- [Aim of the task]
Pick out each line of the records that includes the string "code", and copy it.

[START OF Exercise input]

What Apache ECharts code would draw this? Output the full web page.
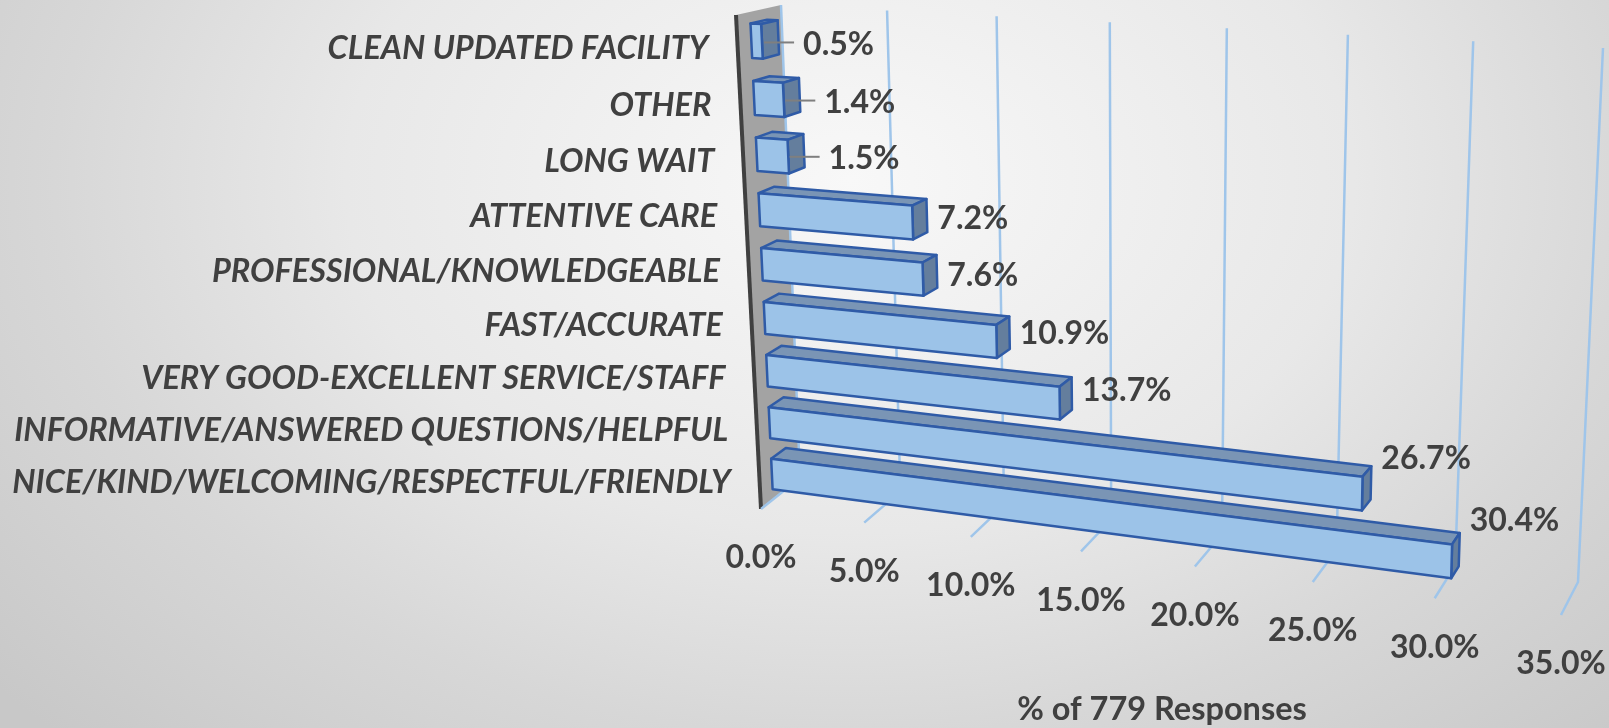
<!DOCTYPE html>
<html>
<head>
<meta charset="utf-8">
<title>% of 779 Responses</title>
<script src="https://cdn.jsdelivr.net/npm/echarts@6/dist/echarts.min.js"></script>
<style>
  html, body { margin: 0; padding: 0; }
  #main {
    width: 1609px;
    height: 728px;
    background: radial-gradient(ellipse 1120px 784px at 850px 180px, #f8f8f8 0%, #e8e8e8 45%, #d7d7d7 71%, #c8c8c8 100%);
  }
</style>
</head>
<body>
<div id="main"></div>
<script>
// bottom bar first, same order as the value axis runs upwards
const categories = [
  'NICE/KIND/WELCOMING/RESPECTFUL/FRIENDLY',
  'INFORMATIVE/ANSWERED QUESTIONS/HELPFUL',
  'VERY GOOD-EXCELLENT SERVICE/STAFF',
  'FAST/ACCURATE',
  'PROFESSIONAL/KNOWLEDGEABLE',
  'ATTENTIVE CARE',
  'LONG WAIT',
  'OTHER',
  'CLEAN UPDATED FACILITY'
];
const percents = [30.4, 26.7, 13.7, 10.9, 7.6, 7.2, 1.5, 1.4, 0.5];
const valueTicks = [0, 5, 10, 15, 20, 25, 30, 35];
const axisTitle = '% of 779 Responses';

// corners of the 3D box as Excel drew it: [front, back] -> [bottom, top] -> [min, max]
const box = {
  frontBottom: [[761, 509], [1561, 615]],
  frontTop: [[736, 15], [1580, 58]],
  backBottom: [[800, 478], [1578, 582]],
  backTop: [[781, 5], [1603, 48]]
};
const W_VALUE = 1.125;   // perspective along the value axis
const W_HEIGHT = 1.0735; // perspective along the category axis
const BAR_FRONT = 0.31;
const BAR_BACK = 0.68;
const BAR_BAND = 0.3;   // half bar thickness, in category bands

const TEXT_COLOR = '#404040';
const VALUE_FONT = 'bold 32px Lato';

function mix(a, b, t) {
  return [a[0] + (b[0] - a[0]) * t, a[1] + (b[1] - a[1]) * t];
}

// s: 0..1 along value axis, c: 0..1 up the categories, d: 0 front .. 1 back
function project(s, c, d) {
  const u = s / (W_VALUE + (1 - W_VALUE) * s);
  const h = c / (W_HEIGHT + (1 - W_HEIGHT) * c);
  const front = mix(
    mix(box.frontBottom[0], box.frontBottom[1], u),
    mix(box.frontTop[0], box.frontTop[1], u), h);
  const back = mix(
    mix(box.backBottom[0], box.backBottom[1], u),
    mix(box.backTop[0], box.backTop[1], u), h);
  return mix(front, back, d);
}

// go through the hidden cartesian axes, then warp into the box
function toBox(params, api, value, catPos) {
  const rect = params.coordSys;
  const p = api.coord([value, catPos]);
  return [(p[0] - rect.x) / rect.width, 1 - (p[1] - rect.y) / rect.height];
}

function renderWall(params, api) {
  const rect = params.coordSys;
  const zero = (api.coord([0, 0])[0] - rect.x) / rect.width;
  return {
    type: 'group',
    children: [
      {
        type: 'polygon',
        shape: { points: [project(zero, 0, 0), project(zero, 1, 0), project(zero, 1, 1), project(zero, 0, 1)] },
        style: { fill: '#a3a3a3' }
      },
      {
        type: 'line',
        shape: {
          x1: project(zero, 0, 0)[0], y1: project(zero, 0, 0)[1],
          x2: project(zero, 1, 0)[0], y2: project(zero, 1, 0)[1]
        },
        style: { stroke: '#404040', lineWidth: 4 }
      }
    ]
  };
}

function renderGridLine(params, api) {
  const v = api.value(0);
  const rect = params.coordSys;
  const s = (api.coord([v, 0])[0] - rect.x) / rect.width;
  return {
    type: 'polyline',
    shape: { points: [project(s, 1, 1), project(s, 0, 1), project(s, 0, 0)] },
    style: { fill: 'none', stroke: '#9fc5ea', lineWidth: 2.5 }
  };
}

function renderTickLabel(params, api) {
  const v = api.value(0);
  const rect = params.coordSys;
  const s = (api.coord([v, 0])[0] - rect.x) / rect.width;
  const p = project(s, 0, 0);
  return {
    type: 'text',
    style: {
      text: v.toFixed(1) + '%',
      x: p[0], y: p[1] + 49,
      align: 'center', verticalAlign: 'middle',
      font: VALUE_FONT,
      fill: TEXT_COLOR
    }
  };
}

function renderCategoryLabel(params, api) {
  const i = api.value(1);
  const s = toBox(params, api, 0, i);
  const p = project(s[0], s[1], 0);
  return {
    type: 'text',
    style: {
      text: categories[i],
      x: p[0] - 29,
      y: p[1] + 6 * s[1] * s[1] - 1,
      align: 'right', verticalAlign: 'middle',
      font: 'italic bold 32.5px Lato',
      fill: TEXT_COLOR
    }
  };
}

function barCorners(params, api, v, i) {
  const band = api.size([0, 1])[1] / params.coordSys.height;
  const end = toBox(params, api, v, i);
  const start = toBox(params, api, 0, i);
  const low = end[1] - BAR_BAND * band;
  const high = end[1] + BAR_BAND * band;
  return {
    fbl: project(start[0], low, BAR_FRONT),
    ftl: project(start[0], high, BAR_FRONT),
    fbr: project(end[0], low, BAR_FRONT),
    ftr: project(end[0], high, BAR_FRONT),
    btl: project(start[0], high, BAR_BACK),
    btr: project(end[0], high, BAR_BACK),
    bbr: project(end[0], low, BAR_BACK)
  };
}

function renderBar(params, api) {
  const v = api.value(0);
  const i = api.value(1);
  const b = barCorners(params, api, v, i);
  const edge = { stroke: '#2f5ba7', lineWidth: 2.5, lineJoin: 'round' };
  return {
    type: 'group',
    children: [
      {
        type: 'polygon',
        shape: { points: [b.ftl, b.btl, b.btr, b.ftr] },
        style: Object.assign({ fill: '#7a95b5' }, edge)
      },
      {
        type: 'polygon',
        shape: { points: [b.ftr, b.btr, b.bbr, b.fbr] },
        style: Object.assign({ fill: '#647e9d' }, edge)
      },
      {
        type: 'polygon',
        shape: { points: [b.ftl, b.ftr, b.fbr, b.fbl] },
        style: Object.assign({ fill: '#9cc3e8' }, edge)
      }
    ]
  };
}

function renderValueLabel(params, api) {
  const v = api.value(0);
  const i = api.value(1);
  const b = barCorners(params, api, v, i);
  const sideX = Math.max(b.btr[0], b.bbr[0]);
  const sideY = (b.btr[1] + b.fbr[1]) / 2;
  // the tiny bars have their label pulled out with a leader line
  const small = v < 2;
  const left = sideX + (small ? 24 : 10);
  // Excel lifts the labels of the long bars off the bar end
  const lift = Math.max(0, v - 9) * 1.65;
  const children = [{
    type: 'text',
    style: {
      text: v.toFixed(1) + '%',
      x: left, y: sideY - lift + (small ? 5 : 0),
      align: 'left', verticalAlign: 'middle',
      font: VALUE_FONT,
      fill: TEXT_COLOR
    }
  }];
  if (small) {
    children.unshift({
      type: 'line',
      shape: { x1: sideX - 15, y1: sideY + 3, x2: left - 9, y2: sideY + 3 },
      style: { stroke: '#7f7f7f', lineWidth: 2 }
    });
  }
  return { type: 'group', children: children };
}

const barData = percents.map(function (v, i) { return [v, i]; });
const tickData = valueTicks.map(function (v) { return [v, 0]; });
const labelData = categories.map(function (c, i) { return [0, i]; });

const chart = echarts.init(document.getElementById('main'));
chart.setOption({
  animation: false,
  title: {
    text: axisTitle,
    left: 1157,
    top: 705,
    textAlign: 'center',
    textVerticalAlign: 'middle',
    textStyle: { fontFamily: 'Lato', fontSize: 32.5, fontWeight: 'bold', color: TEXT_COLOR }
  },
  grid: { left: 0, right: 0, top: 0, bottom: 0 },
  xAxis: { type: 'value', min: 0, max: 35, interval: 5, show: false },
  yAxis: { type: 'category', data: categories, show: false },
  series: [
    { type: 'custom', name: 'wall', data: [[0, 0]], renderItem: renderWall, clip: false, silent: true, z: 1 },
    { type: 'custom', name: 'grid', data: tickData, renderItem: renderGridLine, clip: false, silent: true, z: 2 },
    { type: 'custom', name: 'Responses', data: barData, renderItem: renderBar, clip: false, z: 3 },
    { type: 'custom', name: 'values', data: barData, renderItem: renderValueLabel, clip: false, silent: true, z: 4 },
    { type: 'custom', name: 'ticks', data: tickData, renderItem: renderTickLabel, clip: false, silent: true, z: 4 },
    { type: 'custom', name: 'categories', data: labelData, renderItem: renderCategoryLabel, clip: false, silent: true, z: 4 }
  ]
});
</script>
</body>
</html>
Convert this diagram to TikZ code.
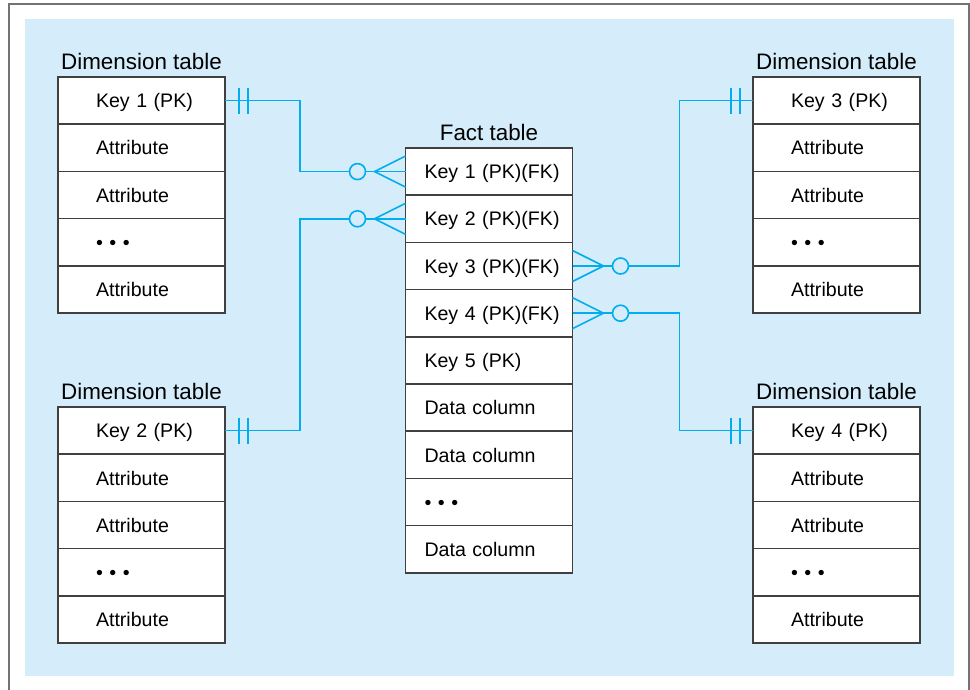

[END OF Exercise input]

- [Correct response]
What Apache ECharts code would draw this? Output the full web page.
Convert this diagram to TikZ code.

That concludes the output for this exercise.